If city council votes for it, speed limits across Vancouver could drop to 30 kilometres per hour on side streets, but one councillor wants to take road safety even further.
A staff report going up for debate next week looks at the feasibility of pushing down speed limits to 30 from the default of 50 km/h on streets without a centre line in residential areas.
It points to successes in other cities that have seen crashes and pedestrian injuries and deaths decline.
However, Vancouver Coun. Lucy Maloney wants even more done, saying she will table a motion next week that would overhaul the city’s Moving Towards Zero Safety Action Plan.
The road safety program has been in place since 2016, which is meant to reduce motor vehicle injuries and deaths.

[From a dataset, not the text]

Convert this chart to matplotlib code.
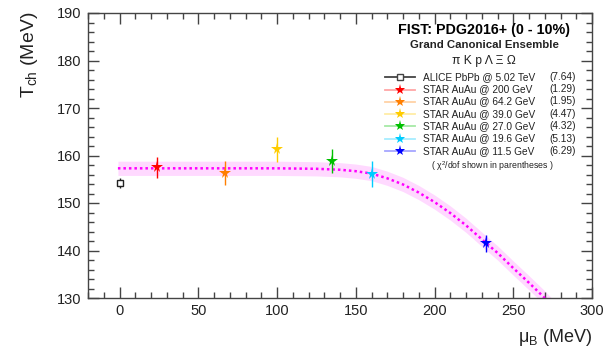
import matplotlib.pyplot as plt
import numpy as np

plt.rcParams["font.family"] = ["Liberation Sans", "DejaVu Sans"]
plt.rcParams["mathtext.fontset"] = "custom"
plt.rcParams["mathtext.rm"] = "Liberation Sans"
plt.rcParams["mathtext.it"] = "Liberation Sans:italic"

# data
labels = ["ALICE PbPb @ 5.02 TeV", "STAR AuAu @ 200 GeV", "STAR AuAu @ 64.2 GeV",
          "STAR AuAu @ 39.0 GeV", "STAR AuAu @ 27.0 GeV", "STAR AuAu @ 19.6 GeV",
          "STAR AuAu @ 11.5 GeV"]
chi2 = ["(7.64)", "(1.29)", "(1.95)", "(4.47)", "(4.32)", "(5.13)", "(6.29)"]
mu_b = [0.0, 24.0, 67.0, 100.0, 135.0, 160.0, 233.0]
t_ch = [154.2, 157.5, 156.3, 161.3, 158.8, 156.1, 141.5]
t_err = [1.0, 2.2, 2.5, 2.7, 2.5, 2.7, 1.8]
colors = ["black", "#ff0000", "#ff7f00", "#ffcc00", "#00c000", "#00ccff", "#0000ff"]

curve_mu = [-1, 50, 100, 125, 140, 150, 160, 170, 180, 190, 200, 210, 220, 233, 240, 250, 260, 270, 280]
curve_t = [157.3, 157.3, 157.3, 157.2, 157.0, 156.7, 156.2, 155.2, 153.9, 152.2, 150.2,
           147.9, 145.3, 141.5, 139.5, 136.3, 133.2, 130.0, 126.5]
band_halfwidth = 1.5

fig = plt.figure(figsize=(6.03, 3.49), dpi=100)
ax = fig.add_axes([88 / 603, 51 / 349, 504 / 603, 285 / 349])

cm = np.array(curve_mu, dtype=float)
ct = np.array(curve_t, dtype=float)
ax.fill_between(cm, ct - band_halfwidth, ct + band_halfwidth, color="#ffd0ff", alpha=0.8, lw=0, zorder=1)
ax.plot(cm, ct, color="#ff00ff", ls=(0, (1, 1.2)), lw=1.8, zorder=2)

for i in range(len(labels)):
    if i == 0:
        ax.errorbar(mu_b[i], t_ch[i], yerr=t_err[i], fmt="s", mfc="white", mec="#222222",
                    ms=5, mew=1, ecolor="#222222", elinewidth=1, zorder=4)
    else:
        ax.errorbar(mu_b[i], t_ch[i], yerr=t_err[i], fmt="*", color=colors[i], ms=8.5,
                    mew=0, elinewidth=1, zorder=4)

ax.set_xlim(-20, 300)
ax.set_ylim(130, 190)
ax.set_xticks(np.arange(0, 301, 50))
ax.set_xticks(np.arange(-20, 301, 10), minor=True)
ax.set_yticks(np.arange(130, 191, 10))
ax.set_yticks(np.arange(130, 191, 2), minor=True)
ax.tick_params(which="both", direction="in", top=True, right=True, color="#444444",
               labelsize=10.5, labelcolor="#222222", width=1)
ax.tick_params(which="major", length=8)
ax.tick_params(which="minor", length=4)
for s in ax.spines.values():
    s.set_color("#444444")
    s.set_linewidth(1)
ax.tick_params(axis="x", pad=4)
ax.tick_params(axis="y", pad=5)

fig.text(30 / 603, 1 - 12 / 349, r"T$_{\rm ch}$ (MeV)", rotation=90, ha="center", va="top",
         fontsize=14, color="#222222")
fig.text(592 / 603, 1 - 338 / 349, r"$\mathregular{\mu_B}$ (MeV)", ha="right", va="center",
         fontsize=13, color="#222222")

# legend drawn in figure pixel coords
def fx(px):
    return px / 603

def fy(py):
    return 1 - py / 349

fig.text(fx(484), fy(30), "FIST: PDG2016+ (0 - 10%)", ha="center", va="center",
         fontsize=10.3, fontweight="bold")
fig.text(fx(484), fy(45), "Grand Canonical Ensemble", ha="center", va="center",
         fontsize=8.2, fontweight="bold", color="#222222")
fig.text(fx(484), fy(61), "π K p Λ Ξ Ω", ha="center", va="center", fontsize=8.7, color="#222222")

row_y = [77, 89.5, 101.5, 114, 126, 138.5, 151]
for i in range(len(labels)):
    y = fy(row_y[i])
    if i == 0:
        fig.add_artist(plt.Line2D([fx(385), fx(415)], [y, y], color="#444444", lw=1.3))
        fig.add_artist(plt.Line2D([fx(400)], [y], marker="s", mfc="white", mec="#444444", ms=5, ls=""))
    else:
        fig.add_artist(plt.Line2D([fx(385), fx(415)], [y, y], color=colors[i], lw=1.3, alpha=0.35))
        fig.add_artist(plt.Line2D([fx(400)], [y], marker="*", color=colors[i], ms=8, mew=0, ls=""))
    fig.text(fx(423), y, labels[i], ha="left", va="center", fontsize=7.3, color="#222222")
    fig.text(fx(576), y, chi2[i], ha="right", va="center", fontsize=7.3, color="#222222")

fig.text(fx(492), fy(166), r"( $\mathregular{\chi^2}$/dof shown in parentheses )", ha="center",
         va="center", fontsize=6.3, color="#222222")

fig.savefig("out.png", dpi=100)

Maloney’s motion, entitled Developing a Vision Zero Road Safety Policy and Action Plan, envisions “shifting the city’s existing approach to road safety by taking evidence-based action to achieve its target of zero motor vehicle deaths and serious injuries.”
The OneCity Vancouver councillor says it is time for an evidence-based approach.
“Road violence injures thousands of people every year, and for the last decade, it has claimed at least 10 lives annually,” said Maloney. “I reject the idea that this is inevitable or acceptable. Zero deaths and injuries on our streets is an ambitious goal, and it is a goal we can achieve.”
“We know what works to make our roads safe for everyone who uses them. We just need to do it.”
Maloney wants city staff to take a “ruthless and evidence-based lens” to existing road safety interventions.
“If an investment in road safety is not proven to result in measurable safety outcomes, it ought to be eliminated, and its resources ought to be redirected to interventions that do improve safety,” she said.
In practice, she argues, this means moving away from ineffective interventions, like campaigns that try to convince pedestrians to wear high-visibility gear, and toward more effective interventions that address dangerous driver behaviour.
“We need to look at what really works, what has been proven to work, and not concentrate on things that every parent teaches their kids from the minute they can understand — to be careful crossing the road,” she told 1130 NewsRadio.
She would rather see resources go toward measures such as road redesigns, speed reductions, and improving visibility at intersections.
Maloney’s motion and the staff report on speed limits both go before city council on July 9.